Many students are using their platforms to post about people, movements, and issues that are important to them.
One of the bigger movements, Black Lives Matter, or BLM, has 24.5 million posts on Instagram using the hashtag “blacklivesmatter”. One of the people who used this hashtag is Gabby Collins. She uses her Instagram account to post about inequality in the United States. Collins wants to post to keep people informed.
“When I post, people will see it and will most likely repost and it’s good to spread the word,” Collins said. “It also gives people an opportunity to see different things and so to see other people’s views on things.”
She believes she is making a positive change in the world by spreading awareness.
“I do believe I am making a change in the world because I help more people see what’s going on in the world by just saying how I feel and how I view things,” she said.
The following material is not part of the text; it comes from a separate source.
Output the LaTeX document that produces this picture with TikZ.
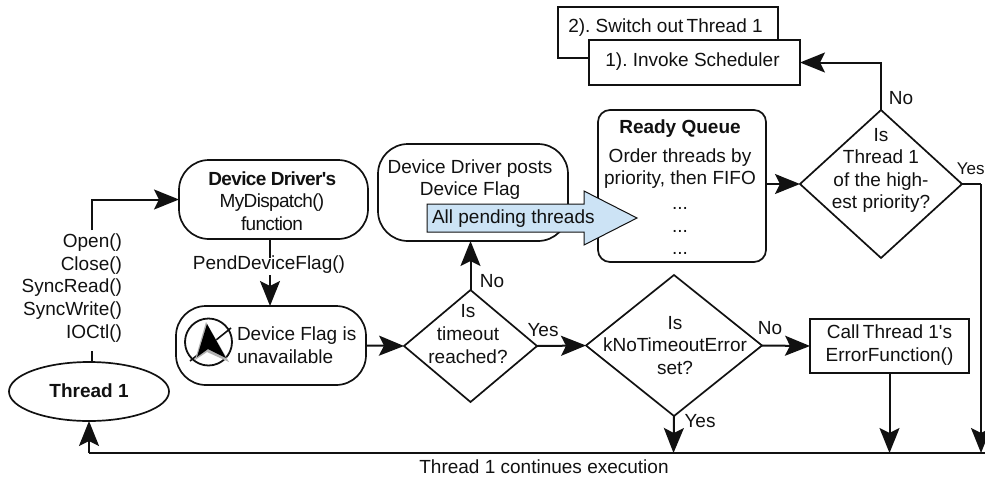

Peyton Richard also uses her Instagram to post about social justice. For Richard, she has many issues and causes she feels passionately about.“I want to bring awareness to the BLM movement, the discrimination of the LGBTQ+ community, gender inequality, the immigration crisis, as well as the protests in Hong Kong,” Richard said.
She believes that many of these issues directly affect the students here at Reagan.
“These movements affect almost everyone at Reagan due to the diversity of our school, we have students of color, students who are LGBTQ+, students who have immigrated. They deserve to have their voices heard and know we stand with them,” she said.
She has been in multiple arguments with people who disagree with what she has posted but she will continue to post about issues because it is important to her.
“These causes are important to me because they either directly affect me, a queer, Mexican female, or my friends and family who have been discriminated against,” she said.
In addition to posting online she has signed online petitions and participated in peaceful protests and marches in support of equality.
“All rights are human rights, regardless of race, gender, sexuality, religion, or status,” she said.